Letter to the Editor: Do members of State Pardon & Parole Board have a conscience?

To the editor:

Do members of State Pardon & Parole Board have a conscience?
When we learn of outrageous violent crimes anywhere, we are revolted. But when it happens in our hometown and its horror is unspeakable, one realizes it isn’t something that takes place in a far-off place but right at home!

Last Friday, July 13, Marie Kitchens,74, her great-grandson Colton Lee, age 7, and her neighbor, Martha Reliford, 65, were brutally murdered by a homeless man in a robbery attempt in Guntersville.
The suspected killer, Jimmy O’Neal Spencer, 52, has a long violent criminal history. He was serving a life sentence in an Alabama prison until January of this year, when he was released by the Alabama Pardons and Parole Board. Spencer was a native of Franklin County – across the state from Guntersville, where he had lived since his release. Franklin County district attorney Joey Rushing issued a terse emotional statement upon Spencer’s recent arrest expressing frustration on his failure to convince the AP&PB to deny his release. Rushing emphasized his anger to area media that despite having been sentenced to life, Spencer has now murdered three people, including a child!
Early release practices by the Pardons & Parole Board have been under scrutiny for a decade, with the current case being typical of gross mistakes in judgment.

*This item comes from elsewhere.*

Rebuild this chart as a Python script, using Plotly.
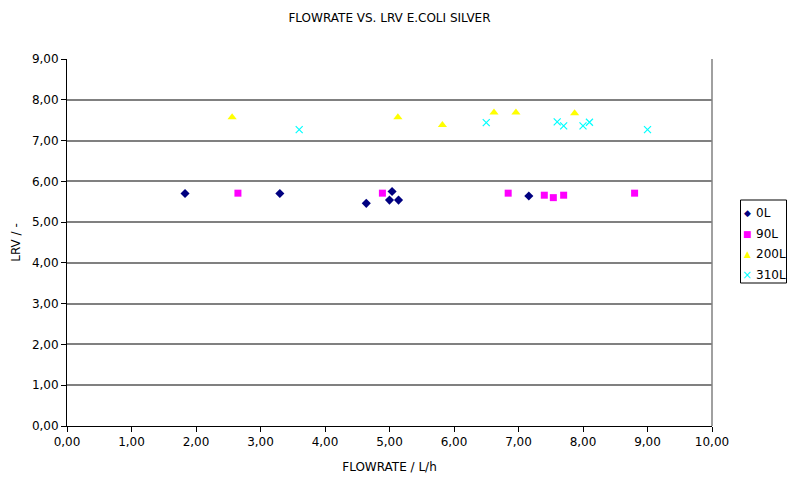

So, where does the accountability lie? Is it people who are appointed through the political appointment system that is nothing more than politicians “taking care of their cronies” with lengthy high paying positions?

While victims, prosecutors and even judges can and do protest and oppose the release of violent criminals, they are, nonetheless, powerless to stop the Board’s decisions.
Somehow, this system just does not jive with our judicial system. When a jury decides the guilt of an offender, a judge passes sentence, the appeals court reviews the case and agrees, why should a handful of bureaucratic good old boys in Montgomery overrule and invalidate that procedure? Especially when it leads to the multiple deaths of innocent people?

Please keep in mind that while these deaths are devastating to the relatives, these crimes are against all the citizens of Alabama as well!
One has to wonder how members of the Pardons & Parole Board feel about the deaths of Martha Reliford, Marie Kitchens and her great-grandson, Colton Lee. Does the word conscience come to mind?